Mnangagwa and GMB let farmers swap small grains for maize meals

Grain swaps are quietly rewriting survival math, letting farmers trade what grows for what they eat, without turning drought zones into maize graveyards.

What is actually happening
  • Basically, the Grain Swap Programme is being pushed harder nationwide by the Grain Marketing Board.
  • The setup lets households trade surplus grain for preferred staples, keeping food access steady across wildly different rainfall zones.
  • This thing started in 2022, and it is framed as food security, not market hustle.
Why the swap even exists
  • Rainfall behaves very differently across Zimbabwe, and that difference wrecks one-size-fits-all farming.
  • Natural regions four and five struggle with maize, while sorghum, pearl millet, and finger millet actually survive.
  • The programme nudges farmers to grow what works locally without cutting themselves off from maize.
How the exchange works
  • One 50kg bag goes out, one 50kg bag comes back, grain for grain.
  • The swap is limited to one bag per household per month to keep reselling off the table.

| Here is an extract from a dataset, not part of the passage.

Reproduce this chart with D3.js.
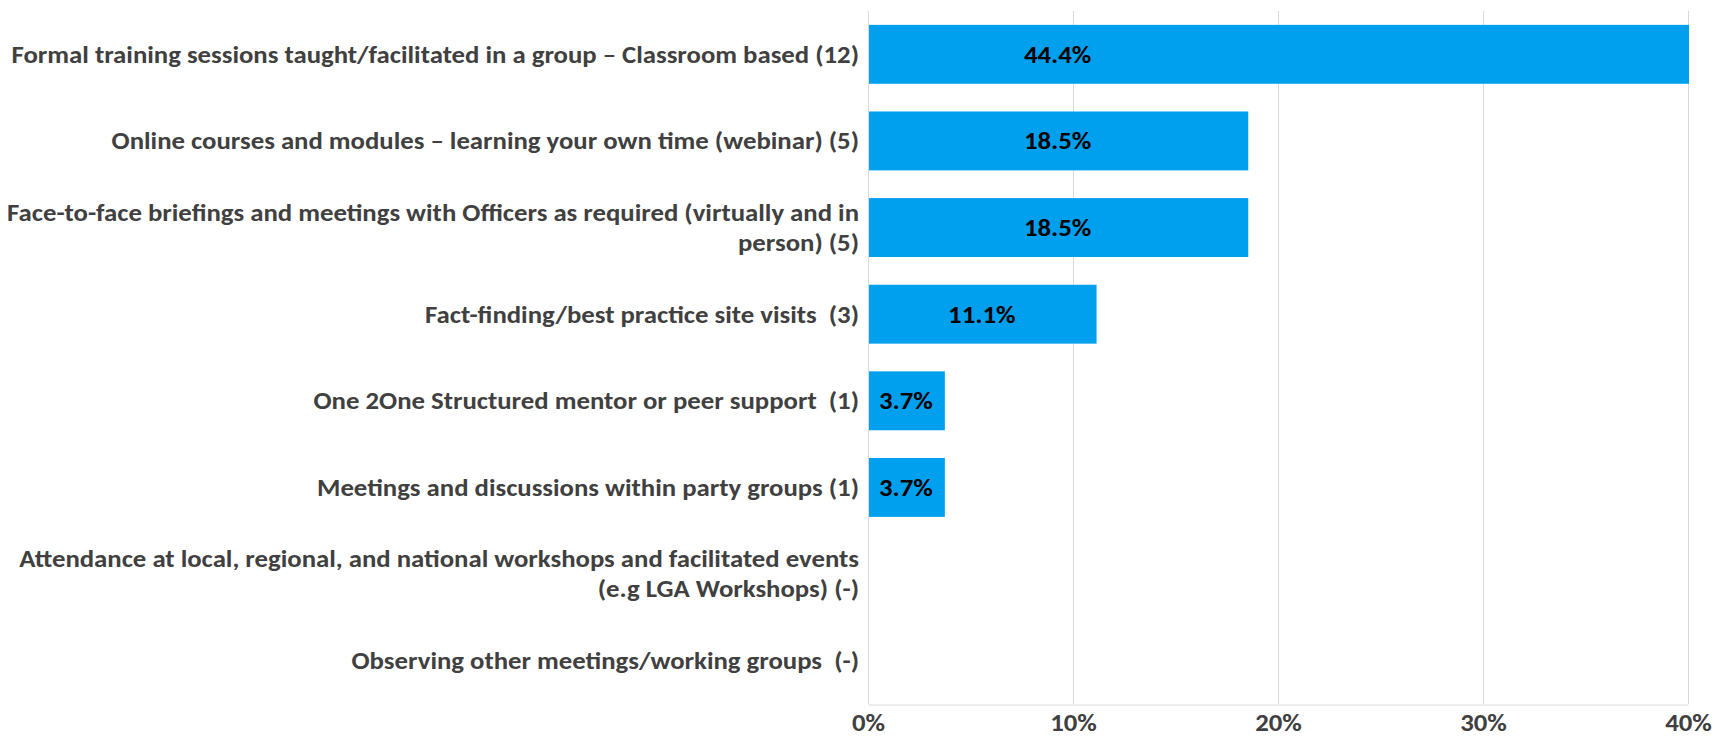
<!DOCTYPE html>
<html>
<head>
<meta charset="utf-8">
<script src="https://cdn.jsdelivr.net/npm/d3@7"></script>
<style>
  body { margin: 0; background: #fff; }
  svg text { font-family: Calibri, Carlito, "Liberation Sans Narrow", "Open Sans", sans-serif; font-weight: bold; white-space: pre; }
</style>
</head>
<body>
<div id="chart"></div>
<script>
// categories, top to bottom ("\n" = line break in the label)
var categories = [
  "Formal training sessions taught/facilitated in a group \u2013 Classroom based (12)",
  "Online courses and modules \u2013 learning your own time (webinar) (5)",
  "Face-to-face briefings and meetings with Officers as required (virtually and in\nperson) (5)",
  "Fact-finding/best practice site visits  (3)",
  "One 2One Structured mentor or peer support  (1)",
  "Meetings and discussions within party groups (1)",
  "Attendance at local, regional, and national workshops and facilitated events\n(e.g LGA Workshops) (-)",
  "Observing other meetings/working groups  (-)"
];
var values = [44.4, 18.5, 18.5, 11.1, 3.7, 3.7, 0, 0];
var xTicks = [0, 10, 20, 30, 40];

var width = 1715, height = 739;
var margin = {top: 11, right: 27, bottom: 35, left: 868};

var svg = d3.select("#chart").append("svg")
  .attr("width", width)
  .attr("height", height);

var x = d3.scaleLinear()
  .domain([0, 40])
  .range([margin.left, width - margin.right]);

var y = d3.scaleBand()
  .domain(categories)
  .range([margin.top, height - margin.bottom])
  .paddingInner(0.32)
  .paddingOuter(0.16);

// category labels (drawn first to work out the squeeze factor)
var labels = svg.append("g")
  .selectAll("text")
  .data(categories)
  .join("text")
  .attr("text-anchor", "end")
  .attr("fill", "#404040")
  .style("font-size", "24px");

labels.each(function(d) {
  var lines = d.split("\n");
  var t = d3.select(this);
  var cy = y(d) + y.bandwidth() / 2;
  var lh = 30;
  lines.forEach(function(line, j) {
    t.append("tspan")
      .attr("x", 0)
      .attr("y", cy + (j - (lines.length - 1) / 2) * lh)
      .attr("dy", "0.35em")
      .text(line);
  });
});

// squeeze horizontally so the longest line matches the original width (narrow font look)
var w0 = labels.nodes()[0].getComputedTextLength();
var k = 848 / w0;
labels.attr("transform", "translate(" + (margin.left - 9) + ",0) scale(" + k + ",1)");

// gridlines
svg.insert("g", ":first-child")
  .selectAll("line")
  .data(xTicks)
  .join("line")
  .attr("x1", function(d) { return x(d) + 0.5; })
  .attr("x2", function(d) { return x(d) + 0.5; })
  .attr("y1", margin.top)
  .attr("y2", height - margin.bottom)
  .attr("stroke", "#d9d9d9")
  .attr("stroke-width", 1);

// bottom axis
var xAxis = svg.append("g")
  .attr("transform", "translate(0," + (height - margin.bottom + 0.5) + ")")
  .call(d3.axisBottom(x).tickValues(xTicks).tickSize(0)
    .tickFormat(function(d) { return d + "%"; }));
xAxis.select(".domain").attr("stroke", "#d9d9d9");
xAxis.selectAll("text")
  .attr("fill", "#404040")
  .attr("y", 27)
  .attr("dy", null)
  .attr("transform", "scale(" + k + ",1)")
  .style("font-size", "24px");

// bars (clipped at the axis max like the original)
svg.append("g")
  .selectAll("rect")
  .data(values)
  .join("rect")
  .attr("x", x(0) + 1)
  .attr("y", function(d, i) { return y(categories[i]); })
  .attr("width", function(d) { return d > 0 ? x(Math.min(d, 40)) - x(0) : 0; })
  .attr("height", y.bandwidth())
  .attr("fill", "#00a0ef");

// data labels; an overflowing bar keeps its label where the next bar's label sits
svg.append("g")
  .selectAll("text")
  .data(values)
  .join("text")
  .filter(function(d) { return d > 0; })
  .attr("transform", function(d, i) {
    var v = d > 40 ? values[i + 1] : d;
    var cy = y(categories[i]) + y.bandwidth() / 2;
    return "translate(" + x(v / 2) + "," + cy + ") scale(" + k + ",1)";
  })
  .attr("dy", "0.35em")
  .attr("text-anchor", "middle")
  .attr("fill", "#000")
  .style("font-size", "24px")
  .text(function(d) { return d.toFixed(1) + "%"; });
</script>
</body>
</html>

  • It is strictly about feeding families, not stacking cash.
Where farmers can use it
  • Every GMB depot nationwide is part of the programme.
  • Farmers from both maize-heavy zones and small-grain regions are eligible.

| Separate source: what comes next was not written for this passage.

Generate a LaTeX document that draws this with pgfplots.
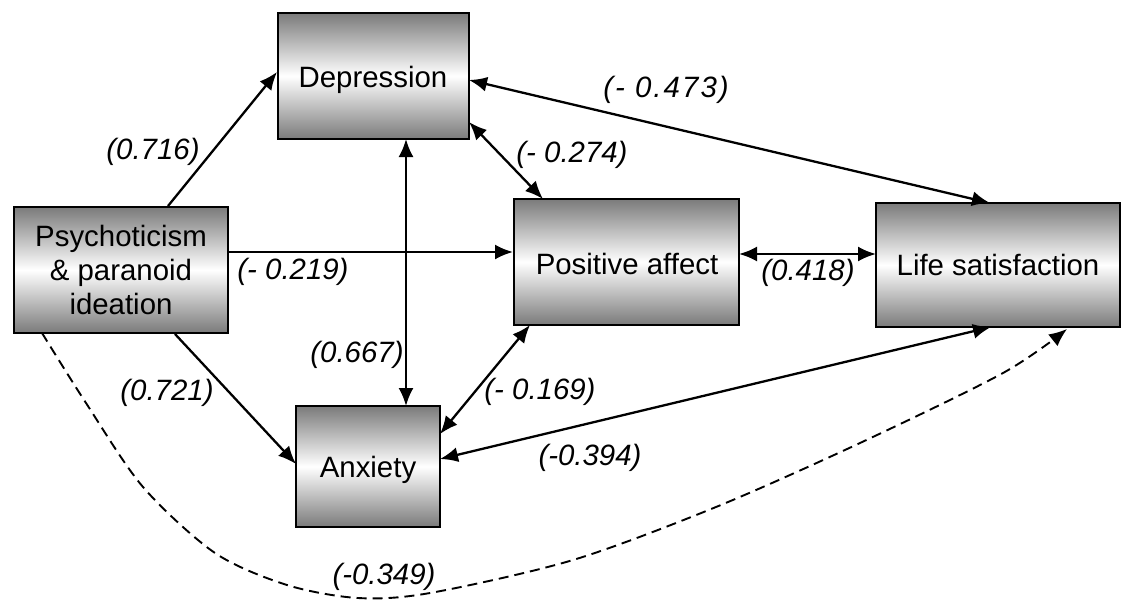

  • No special regional gatekeeping, just show up with grain.
The Zimbabwe government's angle on the policy
  • GMB operations director Patrick Muzvimbiri says the whole point is choice at the dinner table.
  • The thinking is simple: grow crops that match the land, then swap when maize is needed.
  • The programme is pitched as social support, not a trading scheme.
Political and policy tie-ins
  • Muzvimbiri links the swap to Emmerson Mnangagwa’s stance that hunger deaths are unacceptable.
  • The model backs agro-ecological farming without forcing dietary sacrifices.
  • It is running alongside other state efforts like the Presidential Inputs Programme.
Farmer behavior shift
  • Maize still dominates farmer instincts, but cracks are showing.
  • Some areas are clearly leaning harder into small grains than before.
  • That change is being watched closely by GMB.
Proof points on the ground
  • Communities such as Makambe and Chiredzi delivered record amounts of traditional grains last season.
  • Those deliveries are being read as buy-in, not coincidence.
  • The message is blunt: fighting ecology usually ends with weak harvests.
What farmers are being told next
  • Hesitant growers are being urged to farm with climate reality, not nostalgia.
  • GMB is promising continued access to preferred grains through the swap.
  • The pitch is agriculture as business, guided by land, not habit.